Kristi Hamrick, vice president of media and policy for Students for Life Action, said the incident highlights concerns about women being advised to flush their babies' remains down the toilet, along with chemically tainted blood and tissue that go into the wastewater system. 

“Though the information is scarce on this case, it's clear that an infant's body has not been handled with dignity and care, and as Students for Life and SFLAction have noted, the advice to flush human remains can harm aquatic, animal and even plant life,” Hamrick, who also serves as the chief media and policy strategist for Students for Life of America, told The Christian Post on Tuesday. 

The pro-life advocate pointed to SFLA and SFLAction’s Red Bag Medical Waste citizen’s petition to the U.S. Food and Drug Administration, which the FDA rejected in January. The petition called for reinstating safety standards for abortion pills, in addition to raising concerns about the environmental impact of flushing human remains down toilets or sinks. 

“The Biden administration's push for online distribution of abortion pills exposes women to injury, infertility, death and abusers, who can get the drugs to use on mothers without their knowledge or consent,” Hamrick added. “The list of harms continue as we look deeper into how sending human remains as policy into our wastewater is impacting all of us.” 

In a previous interview with CP, two post-abortive women shared their horrifying experiences with using abortion pills. Both women described seeing their unborn baby's remains in the toilet after prolonged, agonizing pain and hemorrhaging. 

“There is nothing natural or safe about it,” Krissy Spivey told CP about the abortion pills. “Essentially, you become your own abortionist, and nothing can prepare you for how traumatizing that is. 

“Your safe place, whether it be your home or your workplace, becomes a graveyard. The emotional toll that it takes, the trauma that happens in those places that are supposed to feel safe. ... You’re robbed of so much more than the life of your child. You’re robbed of your safe place,” she added. 

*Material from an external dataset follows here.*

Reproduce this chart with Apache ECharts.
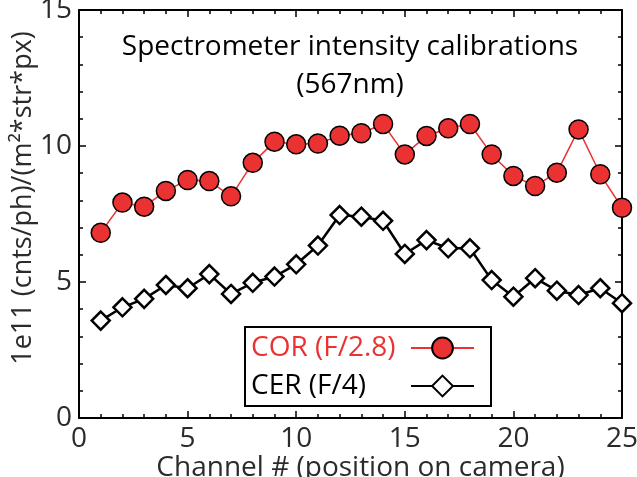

On Jan. 3, the FDA announced that it had modified its protocol for using abortion pills, allowing certified pharmacies to dispense the pills to women. Under the new policy, women can also obtain a prescription through a telehealth appointment and receive abortion-inducing drugs by mail. 

On its website, the FDA stated that it had been conducting a review of its mifepristone REMS protocol since 2021.  

The agency said “available data and information support modification of the REMS to reduce burden on the health care delivery system and to ensure the benefits of the product outweigh the risks.”

Pro-life advocates such as Sue Liebel, director of state affairs and Midwest regional director of Susan B. Anthony Pro-Life America, disagreed, citing a 2009 study in an interview with CP. The study found that chemical abortions have four times the complication rate of surgical abortions. 

"The immediate message that we are sending is that this is very reckless, and this is the FDA, yet again, peeling back health and safety regulations surrounding these dangerous drugs," Liebel told CP.